The Race to the Clouds
By David A. Kolman
I had a chance recently to visit with big rig racer and stunt truck driver Mike Ryan of Ryan Motor Sports. He had his championship Freightliner Century Class S/T super truck on display at the Heavy Duty Aftermarket Week event that took place in Las Vegas.
It was most interesting to see his race truck — a finely-tuned, powerful, customized truck — and to visit with Mike, a most interesting individual. A Hollywood stunt driver and stunt coordinator for more than 25 years, he has more than 500 feature films, television shows and commercials to his credit. But, he’s probably best known for his stunt work with rigs, and for his record-setting runs at the annual Pikes Peak International Hill Climb in Colorado Springs, Colo.
Mike told me he plans to once again compete in the event also known as the Race to the Clouds. The 88th Pikes Peak International Hill Climb is set for this June 27. The second oldest motorsports event in the U.S. after the Indianapolis 500, the race is roughly 12.5 miles long and climbs from an elevation of some 9,400 feet to more than 14,000 feet above sea level at a 7 percent average grade.

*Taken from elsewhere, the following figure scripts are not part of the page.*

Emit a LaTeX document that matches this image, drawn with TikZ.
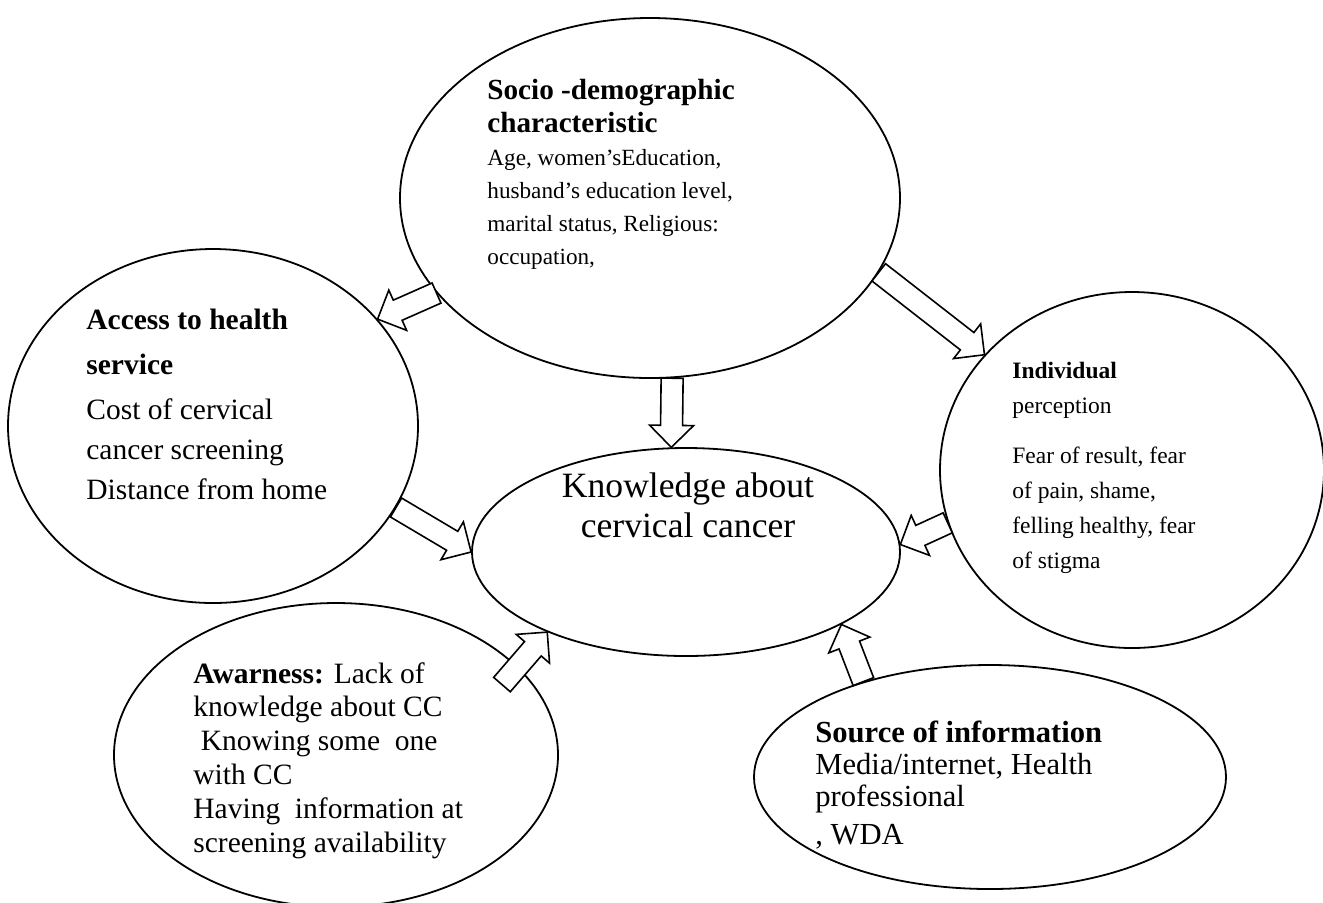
\documentclass[tikz,border=0pt]{standalone}
\usepackage{fontspec}
\setmainfont{Liberation Serif}
\usetikzlibrary{shapes.geometric,calc}
\newcommand{\blockarrow}[2]{%
  \coordinate (ah) at ($(#2)!11pt!(#1)$);
  \draw[arrowline] ($(#1)!5.5pt!90:(#2)$) -- ($(ah)!5.5pt!-90:(#1)$) -- ($(ah)!11pt!-90:(#1)$) -- (#2) -- ($(ah)!11pt!90:(#1)$) -- ($(ah)!5.5pt!90:(#1)$) -- ($(#1)!5.5pt!-90:(#2)$) -- cycle;}
\newcommand{\headfont}{\fontsize{14.6}{16.5}\selectfont\bfseries}
\begin{document}
\begin{tikzpicture}[x=0.5pt,y=-0.5pt,line join=miter]
			\tikzset{bubble/.style={ellipse,draw,line width=0.9pt,inner sep=0pt},
				txt/.style={inner sep=0pt,anchor=north west,align=left,font=\fontsize{14.75}{16.9}\selectfont},
				arrowline/.style={draw,fill=white,line width=0.8pt}}
			\useasboundingbox (0,0) rectangle (1323,902);
			\node[bubble,minimum width=250pt,minimum height=180pt] (socio) at (650,198) {};
			\node[bubble,minimum width=205pt,minimum height=177pt] (access) at (213,426) {};
			\node[bubble,minimum width=214pt,minimum height=104pt] (know) at (686,552) {};
			\node[bubble,minimum width=192pt,minimum height=178pt] (indiv) at (1132,470) {};
			\node[bubble,minimum width=222pt,minimum height=152pt] (aware) at (336,755) {};
			\node[bubble,minimum width=236pt,minimum height=112pt] (source) at (990,777) {};
			\node[txt,font=\fontsize{11.6}{16.5}\selectfont] (sociotxt) at (487,79) {{\headfont Socio -demographic}\\ {\headfont characteristic}\\ Age, women’sEducation,\\ husband’s education level,\\ marital status, Religious:\\ occupation,};
			\node[txt,font=\fontsize{14.75}{20}\selectfont] (accesstxt) at (86,309) {\textbf{Access to health}\\[2.5pt] \textbf{service}\\[2.5pt] Cost of cervical\\ cancer screening\\ Distance from home};
			\node[inner sep=0pt,align=center,font=\fontsize{17.8}{20}\selectfont] (knowtxt) at (688,505) {Knowledge about\\ cervical cancer};
			\node[txt,font=\fontsize{11.75}{17.5}\selectfont] (indivtxt) at (1012,362) {\textbf{Individual}\\ perception\\[7.5pt] Fear of result, fear\\ of pain, shame,\\ felling healthy, fear\\ of stigma};
			\node[txt] (awaretxt) at (193,662) {\textbf{Awarness:} Lack of\\ knowledge about CC\\ \hspace*{.25em}Knowing some\ \ one\\ with CC\\ Having\ \ information at\\ screening availability};
			\node[txt,font=\fontsize{15.3}{16}\selectfont] (sourcetxt) at (815,721) {\textbf{Source of information}\\ Media/internet, Health\\ professional\\[3pt] , WDA};
			\coordinate (awarebase) at ($(aware.26)!-12pt!(know.210)$);
			\blockarrow{socio.204}{access.33}
			\blockarrow{socio.-83}{know.98}
			\blockarrow{socio.-18}{indiv.142}
			\blockarrow{access.-24}{know.180}
			\blockarrow{indiv.196}{know.2}
			\blockarrow{awarebase}{know.210}
			\blockarrow{source.143}{know.-25}
	\end{tikzpicture}
\end{document}
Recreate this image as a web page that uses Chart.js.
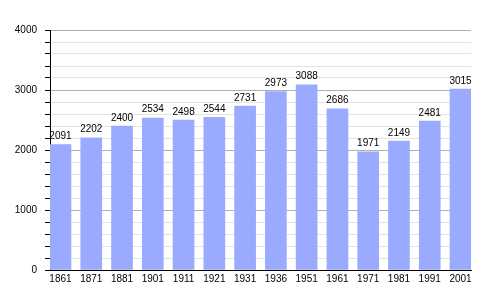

Mike and his super truck and the other contestants will have some competition from an unlikely challenger. Car manufacturer Audi has announced it will put its Autonomous Audi TTS Coupé Quattro driverless project car in the race.
The project car is the result of a collaboration between VW Group’s Automotive Innovation Laboratory, Stanford University and Sun Microsystems. The objective is to study how advancements in communications, driver assistance and other technologies can help motorists react to traffic and safety challenges on the road, including more autonomous handling of routine driving conditions, like bumper-to-bumper congestion. The idea behind the project is to develop a car that can perform as well, and respond as rapidly, as a professional racing driver, and eventually be able to take over or guide the driver around incidents.
The car would also compensate if a driver is inattentive to conditions or distracted. I’m looking forward to the race results.
Wonder if such technology will make its way into trucks?